PROBLEM:
A line counts if it contains the string "chart"; say how many such lines there are, giving only the number.

MATERIAL PROVIDED:

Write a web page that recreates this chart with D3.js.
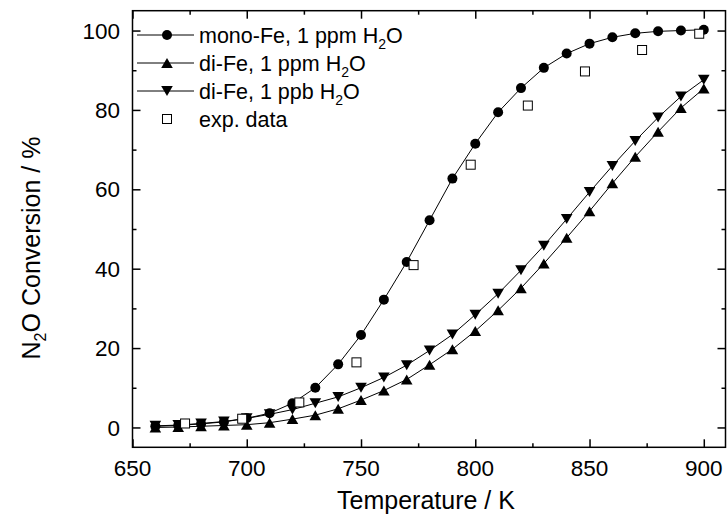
<!DOCTYPE html>
<html><head><meta charset="utf-8">
<script src="https://cdn.jsdelivr.net/npm/d3@7"></script>
<style>
html,body{margin:0;padding:0;background:#fff;}
svg text{font-family:"Liberation Sans",Arial,sans-serif;fill:#000;}
</style></head>
<body>
<svg id="chart" width="727" height="525"></svg>
<script>
// ---- data ----
const temps = [660,670,680,690,700,710,720,730,740,750,760,770,780,790,800,810,820,830,840,850,860,870,880,890,900];
const monoFe1ppm = [0.3,0.5,0.9,1.4,2.3,3.6,6.1,10.0,15.9,23.3,32.2,41.7,52.2,62.7,71.5,79.4,85.5,90.6,94.2,96.7,98.3,99.3,99.8,100.0,100.2];
const diFe1ppm   = [0.0,0.1,0.3,0.5,0.7,1.2,2.1,3.1,4.7,6.9,9.3,12.1,15.8,19.7,24.3,29.5,35.1,41.3,47.8,54.5,61.5,68.2,74.5,80.5,85.4];
const diFe1ppb   = [0.4,0.6,1.0,1.5,2.3,3.3,4.5,6.1,7.7,10.0,12.6,15.7,19.4,23.4,28.4,33.7,39.6,45.8,52.5,59.3,65.9,72.2,78.1,83.4,87.6];
const expTemps = [673,698,723,748,773,798,823,848,873,898];
const expData  = [1.0,2.2,6.3,16.4,40.9,66.2,81.1,89.7,95.1,99.2];
const xTicks = [650,700,750,800,850,900];
const xMinor = [675,725,775,825,875];
const yTicks = [0,20,40,60,80,100];
const yMinor = [10,30,50,70,90];
const legendLabels = [
  {main:"mono-Fe, 1 ppm H", sub:"2", tail:"O", sym:"circle"},
  {main:"di-Fe, 1 ppm H", sub:"2", tail:"O", sym:"up"},
  {main:"di-Fe, 1 ppb H", sub:"2", tail:"O", sym:"down"},
  {main:"exp. data", sub:"", tail:"", sym:"square"}
];

// ---- layout ----
const L = 132.5, R = 725.5, T = 10.7, B = 447.3;
const svg = d3.select("#chart");
const x = d3.scaleLinear().domain([650, 909.5]).range([L, R]);
const y = d3.scaleLinear().domain([-5, 105]).range([B, T]);

// frame
svg.append("rect").attr("x", L).attr("y", T).attr("width", R - L).attr("height", B - T)
  .attr("fill", "none").attr("stroke", "#000").attr("stroke-width", 1.5);

// axes with inward ticks
const fmt = d3.format("d");
svg.append("g").attr("transform", `translate(0,${B})`)
  .call(d3.axisTop(x).tickValues(xTicks).tickSize(8).tickFormat(""));
svg.append("g").attr("transform", `translate(0,${B})`)
  .call(d3.axisTop(x).tickValues(xMinor).tickSize(4).tickFormat(""));
svg.append("g").attr("transform", `translate(0,${T})`)
  .call(d3.axisBottom(x).tickValues(xTicks).tickSize(8).tickFormat(""));
svg.append("g").attr("transform", `translate(0,${T})`)
  .call(d3.axisBottom(x).tickValues(xMinor).tickSize(4).tickFormat(""));
svg.append("g").attr("transform", `translate(${L},0)`)
  .call(d3.axisRight(y).tickValues(yTicks).tickSize(8).tickFormat(""));
svg.append("g").attr("transform", `translate(${L},0)`)
  .call(d3.axisRight(y).tickValues(yMinor).tickSize(4).tickFormat(""));
svg.append("g").attr("transform", `translate(${R},0)`)
  .call(d3.axisLeft(y).tickValues(yTicks).tickSize(8).tickFormat(""));
svg.append("g").attr("transform", `translate(${R},0)`)
  .call(d3.axisLeft(y).tickValues(yMinor).tickSize(4).tickFormat(""));
svg.selectAll(".domain").remove();
svg.selectAll(".tick line").attr("stroke", "#000").attr("stroke-width", 1.5);

// tick labels
svg.append("g").selectAll("text").data(xTicks).join("text")
  .attr("x", d => x(d)).attr("y", 476).attr("text-anchor", "middle")
  .attr("font-size", 22.5).text(d => fmt(d));
svg.append("g").selectAll("text").data(yTicks).join("text")
  .attr("x", 120).attr("y", d => y(d)).attr("dy", "0.36em").attr("text-anchor", "end")
  .attr("font-size", 22.5).text(d => fmt(d));

// axis titles
svg.append("text").attr("x", 426).attr("y", 509).attr("text-anchor", "middle")
  .attr("font-size", 25).text("Temperature / K");
const yt = svg.append("text").attr("transform", "translate(40,248) rotate(-90)")
  .attr("text-anchor", "middle").attr("font-size", 25);
yt.append("tspan").text("N");
yt.append("tspan").attr("font-size", 16).attr("dy", 6).text("2");
yt.append("tspan").attr("dy", -6).text("O Conversion / %");

// symbols
function drawSym(g, type, cx, cy) {
  if (type === "circle") {
    g.append("circle").attr("cx", cx).attr("cy", cy).attr("r", 5).attr("fill", "#000");
  } else if (type === "up") {
    g.append("path").attr("d", `M${cx},${cy-5}L${cx+5.8},${cy+5}L${cx-5.8},${cy+5}Z`).attr("fill", "#000");
  } else if (type === "down") {
    g.append("path").attr("d", `M${cx},${cy+5}L${cx+5.8},${cy-5}L${cx-5.8},${cy-5}Z`).attr("fill", "#000");
  } else if (type === "square") {
    g.append("rect").attr("x", cx - 4.5).attr("y", cy - 4.5).attr("width", 9).attr("height", 9)
      .attr("fill", "#fff").attr("stroke", "#000").attr("stroke-width", 1);
  }
}

const line = d3.line().x(d => x(d[0])).y(d => y(d[1]));
const series = [
  {vals: diFe1ppm, sym: "up"},
  {vals: diFe1ppb, sym: "down"},
  {vals: monoFe1ppm, sym: "circle"}
];
series.forEach(s => {
  const pts = temps.map((t, i) => [t, s.vals[i]]);
  svg.append("path").datum(pts).attr("d", line).attr("fill", "none")
    .attr("stroke", "#000").attr("stroke-width", 1);
});
series.forEach(s => {
  const g = svg.append("g");
  temps.forEach((t, i) => drawSym(g, s.sym, x(t), y(s.vals[i])));
});
const ge = svg.append("g");
expTemps.forEach((t, i) => drawSym(ge, "square", x(t), y(expData[i])));

// legend
const lg = svg.append("g");
const rowY = [35, 63, 91, 119];
legendLabels.forEach((d, i) => {
  const yy = rowY[i];
  if (d.sym !== "square") {
    lg.append("line").attr("x1", 137).attr("x2", 194).attr("y1", yy).attr("y2", yy)
      .attr("stroke", "#000").attr("stroke-width", 1);
  }
  drawSym(lg, d.sym, 167, yy);
  const t = lg.append("text").attr("x", 199).attr("y", yy).attr("dy", "0.36em").attr("font-size", 21.5);
  t.append("tspan").text(d.main);
  if (d.sub) {
    t.append("tspan").attr("font-size", 14).attr("dy", 6).text(d.sub);
    t.append("tspan").attr("dy", -6).text(d.tail);
  }
});
</script>
</body></html>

RESPONSE:
3